The Little House
Listen to the Recess! Clip
Author | Rita Smith |
Air Date | 2/2/2006 |
The Little House Transcript
In 1943, Virginia Lee Burton’s The Little House won the Caldecott Award for the most distinguished picture book published in 1942. It is the story of a little house in the country surrounded by trees, birds, and fields of flowers. As the years pass, the big city, originally set miles away over the hills, expands and engulfs the little house, which bye and bye sits abandoned, surrounded by skyscrapers, with subways rumbling beneath it and elevated trains clickity-clacking past its front door.

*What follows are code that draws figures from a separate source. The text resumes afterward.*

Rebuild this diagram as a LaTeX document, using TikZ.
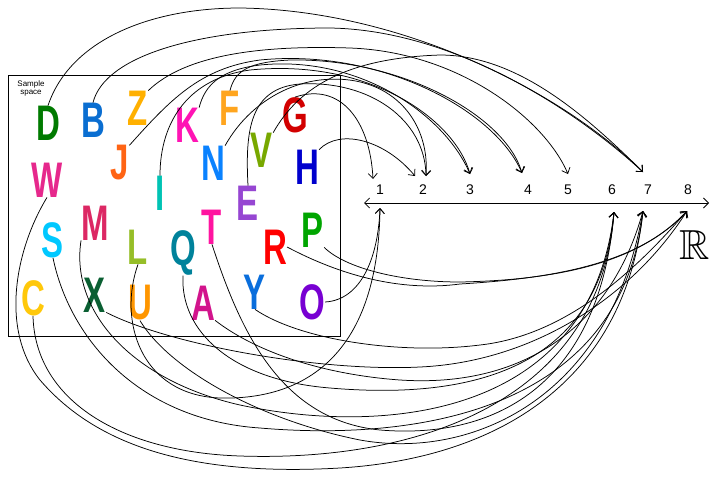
\documentclass[tikz,border=0pt]{standalone}
\usepackage{fontspec}
\usepackage{amssymb}
\setmainfont{Liberation Sans}
\usetikzlibrary{arrows.meta}

\definecolor{colD}{RGB}{0,122,0}
\definecolor{colB}{RGB}{10,110,209}
\definecolor{colZ}{RGB}{255,176,0}
\definecolor{colK}{RGB}{255,20,180}
\definecolor{colF}{RGB}{255,165,30}
\definecolor{colG}{RGB}{210,0,0}
\definecolor{colV}{RGB}{120,168,0}
\definecolor{colH}{RGB}{0,0,205}
\definecolor{colW}{RGB}{230,40,140}
\definecolor{colJ}{RGB}{255,100,20}
\definecolor{colN}{RGB}{10,130,255}
\definecolor{colI}{RGB}{0,195,180}
\definecolor{colE}{RGB}{150,70,210}
\definecolor{colM}{RGB}{220,40,100}
\definecolor{colT}{RGB}{255,20,160}
\definecolor{colP}{RGB}{0,165,0}
\definecolor{colS}{RGB}{0,200,255}
\definecolor{colL}{RGB}{150,190,40}
\definecolor{colQ}{RGB}{0,130,155}
\definecolor{colR}{RGB}{255,0,0}
\definecolor{colC}{RGB}{255,200,10}
\definecolor{colX}{RGB}{10,95,50}
\definecolor{colU}{RGB}{255,150,0}
\definecolor{colA}{RGB}{210,20,140}
\definecolor{colY}{RGB}{10,110,220}
\definecolor{colO}{RGB}{120,0,210}

\newcommand{\lett}[1]{\scalebox{0.66}[1]{#1}}

\tikzset{
  letter/.style={font=\fontsize{50}{50}\selectfont\bfseries, inner sep=0pt},
  num/.style={font=\fontsize{14}{14}\selectfont},
  map/.style={-{Straight Barb[length=5pt,width=9pt]}, line width=0.75pt},
}

\begin{document}
\begin{tikzpicture}[x=1pt,y=-1pt]
\useasboundingbox (0,0) rectangle (711,477);

% Sample space
\draw[line width=0.9pt] (8,75) rectangle (340,336);
\node[font=\fontsize{8}{8}\selectfont, align=center] (ss) at (31,88) {Sample\\space};

% Letters
\foreach \l/\x/\y in {D/48/123, B/93/120, Z/138/108, K/187/125, F/230/108, G/295/115,
  V/262/150, H/307/167, W/47/180, J/120/163, N/213/163, I/160/193, E/248/203,
  M/95/223, T/212/227, P/313/230, S/53/240, L/138/247, Q/183/253, R/275/247,
  C/33/298, X/95/295, U/140/303, A/203/303, Y/255/292, O/312/302}
  \node[letter, text=col\l] (\l) at (\x,\y) {\lett{\l}};

% Real line
\coordinate (ll) at (364,203);
\coordinate (lr) at (709,203);
\draw[{Straight Barb[length=5pt,width=10pt]}-{Straight Barb[length=5pt,width=10pt]}, line width=0.75pt] (ll) -- (lr);
\foreach \n/\x in {1/380,2/423,3/470,4/528,5/568,6/612,7/648,8/688}
  \node[num] (n\n) at (\x,190) {\n};
\node[font=\fontsize{42}{42}\selectfont] (reals) at (695,245) {$\mathbb{R}$};

% Arrow ends
\coordinate (t1) at (373,179);
\coordinate (t2a) at (415,176);
\coordinate (t2b) at (426,176);
\coordinate (t3) at (470,174);
\coordinate (t4) at (522,173);
\coordinate (t5) at (568,174);
\coordinate (t7) at (643,172);
\coordinate (b1) at (380,208);
\coordinate (b6) at (614,212);
\coordinate (b7) at (643,211);
\coordinate (b8) at (687,211);

% From above
\draw[map] (D.north) .. controls (70,40) and (150,8) .. (240,8) .. controls (400,10) and (560,90) .. (t7);
\draw[map] (B.north) .. controls (105,55) and (200,28) .. (330,28) .. controls (450,30) and (570,105) .. (t7);
\draw[map] (V.north east) .. controls (300,85) and (350,58) .. (440,55) .. controls (520,55) and (590,120) .. (t7);
\draw[map] (Z.north east) .. controls (185,55) and (260,45) .. (350,48) .. controls (460,52) and (545,120) .. (t5);
\draw[map] (J.north east) .. controls (170,100) and (200,68) .. (260,60) .. controls (380,48) and (495,110) .. (t4);
\draw[map] (F.north) .. controls (235,70) and (250,62) .. (290,60) .. controls (400,58) and (505,115) .. (t4);
\draw[map] (K.north east) .. controls (205,85) and (220,70) .. (260,65) .. controls (360,55) and (445,115) .. (t3);
\draw[map] (I.north) .. controls (160,120) and (190,78) .. (250,70) .. controls (370,58) and (455,120) .. (t3);
\draw[map] (N.north east) .. controls (245,110) and (280,85) .. (320,80) .. controls (390,72) and (430,120) .. (t2b);
\draw[map] (E.north) .. controls (245,130) and (250,88) .. (300,84) .. controls (370,80) and (425,120) .. (t2b);
\draw[map] (G.north) .. controls (340,82) and (370,120) .. (t1);
\draw[map] (H.north east) .. controls (340,128) and (385,140) .. (t2a);

% From below
\draw[map] (O.east) .. controls (360,300) and (378,260) .. (b1);
\draw[map] (L.south) .. controls (118,320) and (140,395) .. (220,398) .. controls (300,400) and (378,360) .. (b1);
\draw[map] (R.east) .. controls (340,275) and (400,292) .. (460,284) .. controls (560,278) and (640,262) .. (b8);
\draw[map] (P.south east) .. controls (345,268) and (400,282) .. (460,282) .. controls (560,280) and (640,262) .. (b8);
\draw[map] (Y.south) .. controls (300,340) and (400,355) .. (480,345) .. controls (570,335) and (640,265) .. (b8);
\draw[map] (X.south east) .. controls (170,345) and (320,372) .. (420,367) .. controls (530,362) and (630,300) .. (b8);
\draw[map] (Q.south) .. controls (180,330) and (230,380) .. (330,388) .. controls (470,400) and (600,370) .. (b6);
\draw[map] (A.south east) .. controls (260,355) and (330,375) .. (400,380) .. controls (520,388) and (610,330) .. (b7);
\draw[map] (T.south) .. controls (240,330) and (280,420) .. (380,430) .. controls (500,440) and (600,380) .. (b6);
\draw[map] (U.south) .. controls (170,370) and (260,420) .. (360,440) .. controls (470,460) and (610,400) .. (b7);
\draw[map] (M.south west) .. controls (70,310) and (130,380) .. (240,405) .. controls (380,435) and (590,420) .. (b6);
\draw[map] (S.south) .. controls (70,340) and (140,420) .. (260,428) .. controls (400,440) and (620,420) .. (b7);
\draw[map] (C.south) .. controls (35,400) and (120,452) .. (240,456) .. controls (420,462) and (600,400) .. (b6);
\draw[map] (W.south) .. controls (15,250) and (0,330) .. (40,380) .. controls (100,450) and (200,476) .. (340,468) .. controls (500,458) and (625,380) .. (b7);
\end{tikzpicture}
\end{document}
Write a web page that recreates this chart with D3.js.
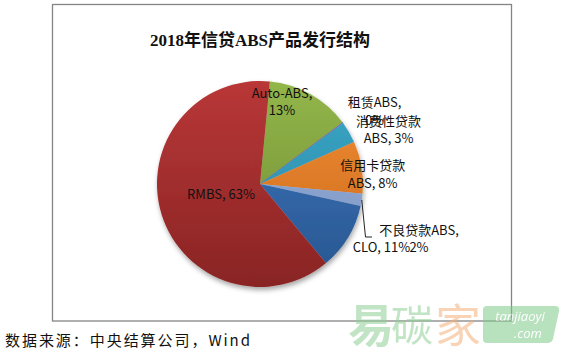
<!DOCTYPE html>
<html>
<head>
<meta charset="utf-8">
<script src="https://cdn.jsdelivr.net/npm/d3@7"></script>
<style>
body { margin: 0; background: #fff; }
svg { display: block; }
</style>
</head>
<body>
<svg id="chart" width="563" height="354"></svg>
<script>
// data, clockwise from the top of the pie
var categories = ['Auto-ABS', '租赁ABS', '消费性贷款ABS', '信用卡贷款ABS', '不良贷款ABS', 'CLO', 'RMBS'];
var shares = [13.3, 0.1, 3.4, 8.2, 1.9, 10.5, 62.6];
// label lines, {p} gets the percentage
var labelLines = [
    ['Auto-ABS,', '{p}'],
    ['租赁ABS,', '{p}'],
    ['消费性贷款', 'ABS, {p}'],
    ['信用卡贷款', 'ABS, {p}'],
    ['不良贷款ABS,', '{p}'],
    ['CLO, {p}'],
    ['RMBS, {p}']
];
var lightColors = ['#93b64a', '#8466a8', '#3ba8c8', '#f28f35', '#96afd8', '#3f78bf', '#b93737'];
var darkColors  = ['#6c8932', '#6b5290', '#2a84a1', '#c9661b', '#7c96c3', '#27558f', '#892424'];

var title = '2018年信贷ABS产品发行结构';
var source = '数据来源：中央结算公司，Wind';

// layout
var cx = 260, cy = 184, radius = 103;
var startDeg = 5.5;
var labelOffsets = [[22, -86.3], [114.5, -77], [128.5, -58.5], [112.7, -14], [159, 50.5], [121.5, 68], [-39, 14.5]];
var lineStep = 17.5;

var svg = d3.select('#chart');
var defs = svg.append('defs');

var shadow = defs.append('filter')
    .attr('id', 'shadow')
    .attr('x', '-20%').attr('y', '-20%')
    .attr('width', '140%').attr('height', '140%');
shadow.append('feDropShadow')
    .attr('dx', 1).attr('dy', 3)
    .attr('stdDeviation', 2.5)
    .attr('flood-color', '#000')
    .attr('flood-opacity', 0.35);

// gradients live in the pie group's coordinates (centre at 0,0)
categories.forEach(function(c, i) {
    var g = defs.append('linearGradient')
        .attr('id', 'grad' + i)
        .attr('gradientUnits', 'userSpaceOnUse')
        .attr('x1', 0).attr('y1', -radius)
        .attr('x2', 0).attr('y2', radius);
    g.append('stop').attr('offset', '0%').attr('stop-color', lightColors[i]);
    g.append('stop').attr('offset', '100%').attr('stop-color', darkColors[i]);
});

// chart frame
svg.append('rect')
    .attr('x', 52.5).attr('y', 4.5)
    .attr('width', 459).attr('height', 316.5)
    .attr('fill', '#fff')
    .attr('stroke', '#858585')
    .attr('stroke-width', 1.3);

svg.append('text')
    .attr('x', cx).attr('y', 46)
    .attr('text-anchor', 'middle')
    .style('font-family', '"Liberation Serif", "Noto Sans CJK SC", serif')
    .style('font-weight', 'bold')
    .style('font-size', '17px')
    .attr('fill', '#111')
    .text(title);

var start = startDeg * Math.PI / 180;
var pie = d3.pie().sort(null).value(function(d) { return d; })
    .startAngle(start).endAngle(start + 2 * Math.PI);
var arc = d3.arc().innerRadius(0).outerRadius(radius);
var arcs = pie(shares);
var total = d3.sum(shares);

var pieG = svg.append('g')
    .attr('transform', 'translate(' + cx + ',' + cy + ')');

pieG.append('g')
    .attr('filter', 'url(#shadow)')
    .selectAll('path')
    .data(arcs)
    .enter().append('path')
    .attr('d', arc)
    .attr('fill', function(d, i) { return 'url(#grad' + i + ')'; })
    .attr('stroke', function(d, i) { return i == 1 ? lightColors[i] : 'none'; })
    .attr('stroke-width', 0.6);

// leader line for the small slice
var nplIndex = 4;
var mid = (arcs[nplIndex].startAngle + arcs[nplIndex].endAngle) / 2;
var p0 = [radius * Math.sin(mid), -radius * Math.cos(mid)];
pieG.append('path')
    .attr('d', d3.line()([p0, [105.5, 53], [112, 53]]))
    .attr('fill', 'none')
    .attr('stroke', '#222')
    .attr('stroke-width', 1);

var pctFmt = function(v) { return Math.round(v / total * 100) + '%'; };

var labels = pieG.selectAll('text.lbl')
    .data(arcs)
    .enter().append('text')
    .attr('class', 'lbl')
    .attr('text-anchor', 'middle')
    .style('font-family', '"Noto Sans CJK SC", sans-serif')
    .style('font-size', '13px')
    .attr('fill', '#111');

labels.each(function(d, i) {
    var t = d3.select(this);
    labelLines[i].forEach(function(line, k) {
        t.append('tspan')
            .attr('x', labelOffsets[i][0])
            .attr('y', labelOffsets[i][1] + k * lineStep)
            .text(line.replace('{p}', pctFmt(d.value)));
    });
});

// source note
svg.append('text')
    .attr('x', 5).attr('y', 346)
    .attr('textLength', 245)
    .attr('lengthAdjust', 'spacing')
    .style('font-family', '"Noto Sans CJK SC", sans-serif')
    .style('font-size', '15px')
    .attr('fill', '#111')
    .text(source);

// watermark
var wm = svg.append('g').attr('opacity', 0.55);
wm.append('text')
    .attr('x', 348).attr('y', 342)
    .style('font-family', '"Noto Sans CJK SC", sans-serif')
    .style('font-weight', 'bold')
    .style('font-size', '46px')
    .attr('fill', '#8fd095')
    .text('易');
wm.append('text')
    .attr('x', 391).attr('y', 341)
    .style('font-family', '"Noto Sans CJK SC", sans-serif')
    .style('font-size', '42px')
    .attr('fill', '#8fd095')
    .text('碳');
wm.append('text')
    .attr('x', 435).attr('y', 342)
    .style('font-family', '"Noto Sans CJK SC", sans-serif')
    .style('font-size', '46px')
    .attr('fill', '#f3b07c')
    .text('家');
wm.append('path')
    .attr('d', 'M487,306 L555,306 Q560,306 559,311 L553,339 Q552,343 547,343 L487,343 Q483,343 483,339 L483,310 Q483,306 487,306 Z')
    .attr('fill', '#7fca8a');
wm.append('text')
    .attr('x', 520).attr('y', 321)
    .attr('text-anchor', 'middle')
    .style('font-family', '"Open Sans", sans-serif')
    .style('font-style', 'italic')
    .style('font-size', '13px')
    .attr('fill', '#fff')
    .text('tanjiaoyi');
wm.append('text')
    .attr('x', 528).attr('y', 338)
    .attr('text-anchor', 'middle')
    .style('font-family', '"Open Sans", sans-serif')
    .style('font-style', 'italic')
    .style('font-size', '13px')
    .attr('fill', '#fff')
    .text('.com');
</script>
</body>
</html>
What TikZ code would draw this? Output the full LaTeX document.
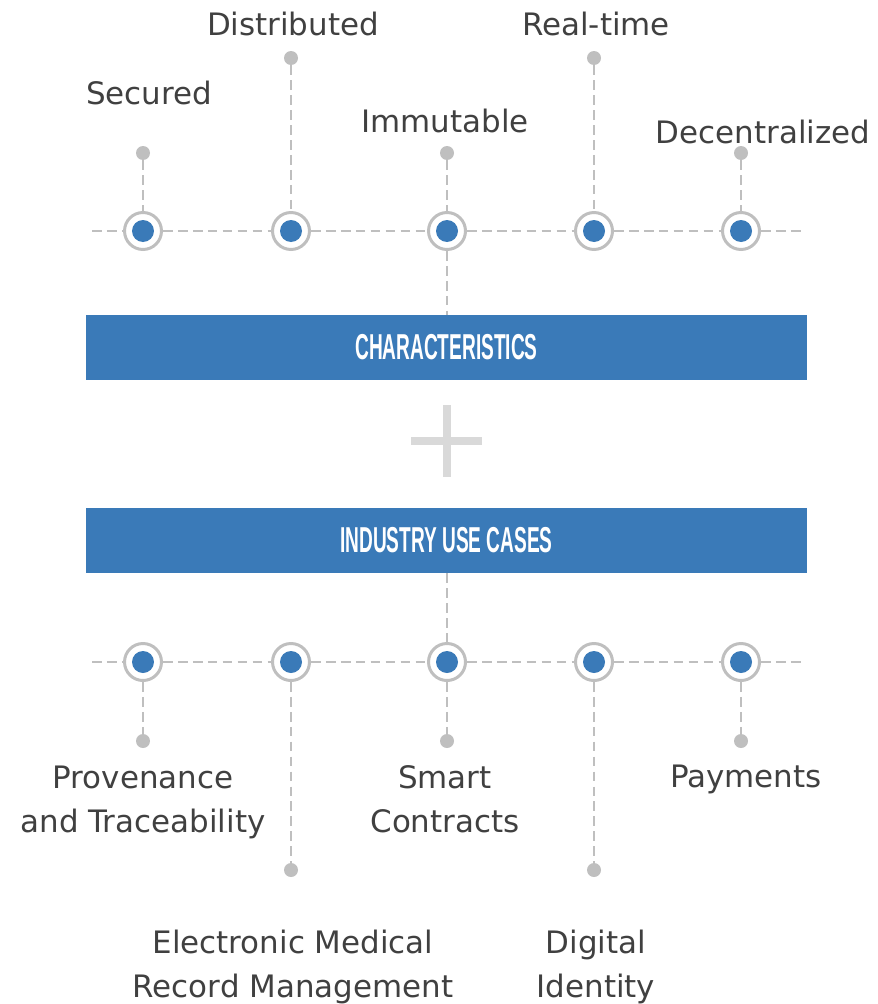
\documentclass[tikz,border=0pt]{standalone}
\usepackage{fontspec}
\setmainfont{DejaVu Sans}
\newfontfamily\barfont{Liberation Sans}
\usetikzlibrary{positioning}
\definecolor{barblue}{HTML}{3A7AB8}
\definecolor{linegray}{HTML}{BFBFBF}
\definecolor{plusgray}{HTML}{D9D9D9}
\definecolor{textgray}{HTML}{404040}
\tikzset{
    ring/.style={circle, draw=linegray, line width=1.7pt, fill=white, minimum size=0.74cm, inner sep=0pt},
    tipdot/.style={circle, fill=linegray, minimum size=0.28cm, inner sep=0pt},
    link/.style={draw=linegray, line width=1.3pt, dash pattern=on 5.5pt off 3pt},
    lbl/.style={text=textgray, font=\fontsize{17.6}{25}\selectfont, align=center, inner sep=0pt, anchor=base},
    bar/.style={fill=barblue, minimum width=14.42cm, minimum height=1.3cm, inner sep=0pt, text=white, font=\barfont\bfseries\fontsize{20.5}{20}\selectfont}
}

\begin{document}
\begin{tikzpicture}[x=0.02cm, y=-0.02cm]
    \useasboundingbox (0,0) rectangle (877,1004);

    % the two bars and the plus
    \node[bar] (char) at (446.5,347.5) {\scalebox{0.53}[1]{CHARACTERISTICS}};
    \node[bar] (uses) at (446.5,540.5) {\scalebox{0.53}[1]{INDUSTRY USE CASES}};
    \fill[plusgray] (411,437) rectangle (482,445);
    \fill[plusgray] (442.5,405) rectangle (450.5,477);

    % characteristics row
    \coordinate (tl) at (92,231);
    \coordinate (tr) at (803,231);
    \foreach \i/\x/\h in {1/143/153, 2/291/58, 3/447/153, 4/594/58, 5/741/153}
    {
        \node[ring] (t\i) at (\x,231) {};
        \fill[barblue] (t\i) circle (0.22cm);
        \node[tipdot] (ts\i) at (\x,\h) {};
        \path[link] (ts\i) -- (t\i);
    }
    \path[link] (tl) -- (t1) -- (t2) -- (t3) -- (t4) -- (t5) -- (tr);
    \path[link] (t3) -- (t3 |- char.north);

    % use case row
    \coordinate (bl) at (92,662);
    \coordinate (br) at (803,662);
    \foreach \i/\x/\h in {1/143/741, 2/291/870, 3/447/741, 4/594/870, 5/741/741}
    {
        \node[ring] (b\i) at (\x,662) {};
        \fill[barblue] (b\i) circle (0.22cm);
        \node[tipdot] (bs\i) at (\x,\h) {};
        \path[link] (b\i) -- (bs\i);
    }
    \path[link] (bl) -- (b1) -- (b2) -- (b3) -- (b4) -- (b5) -- (br);
    \path[link] (uses.south -| b3) -- (b3);

    % labels
    \node[lbl] (secured) at (149,104) {Secured};
    \node[lbl] (distributed) at (293,35) {Distributed};
    \node[lbl] (immutable) at (445,132) {Immutable};
    \node[lbl] (realtime) at (596,35) {Real-time};
    \node[lbl] (decentral) at (763,143) {Decentralized};

    \node[lbl] (provenance) at (143,832) {Provenance\\and Traceability};
    \node[lbl] (smart) at (445,832) {Smart\\Contracts};
    \node[lbl] (payments) at (746,787) {Payments};
    \node[lbl] (medical) at (293,997) {Electronic Medical\\Record Management};
    \node[lbl] (identity) at (596,997) {Digital\\Identity};
\end{tikzpicture}
\end{document}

Finally, a descendant of the original builder discovers that the little house belonged to her family, and she has it moved back into the country where once again it enjoys the trees, birds, and fields of flowers.
Although this may seem a statement on the unhappy results of unchecked urban growth and the blessedness of the rural life, Burton claimed her primary goal in writing this book was to convey the idea of historical perspective and the passage of time in terms a young reader could understand.1 Pictures of the rising and setting of the sun signify the passing hours of the day. The waxing and waning moon suggests the succession of days of the month. Four pages depicting the rotation of the seasons demonstrate the evanescence of the year. Once this rhythm of hours, days, months, and seasons is established, Burton continues to illustrate the flow of time by depicting the city’s growth through the decades with the development of transportation, paved streets, skyscrapers, and an exploding population.
An artistic goal of Burton’s was to fully integrate the text and pictures, and The Little House was one of the earliest picture books to incorporate the type as a visual design element on the double page spread. For example, on the first page, the text fills in the widening sidewalk as it moves from the narrow front door towards the reader whose perspective is from the road in front of the house. In her Caldecott Award acceptance speech, Burton said that she tried to work the typography of the text into the overall pattern of the page. “Many times,” she admits, “I sacrificed the length of the text or added to it to make it fit the design.”2 To sacrifice articulation to the flow of the design indicates that Burton felt the visual message of the book was more important than the textual message, which was, indeed, her point of view. “If the page is well drawn and finely designed,” she says, “the child reader will acquire a sense of good design which will lead to an appreciation of beauty and the development of good taste. Primitive man,” she notes, “thought in pictures, not in words, and this visual conception is far more fundamental than its sophisticated translation into verbal modes of thought.”3
Notes:
1 Burton, p. 231.
2 Burton, p. 230.
3 Burton, p. 232.
Sources:
Burton, Virginia Lee. “Making Picture Books” in Horn Book Magazine, Vol, XIX, No. 4, July/August, 1943. p. 228-232.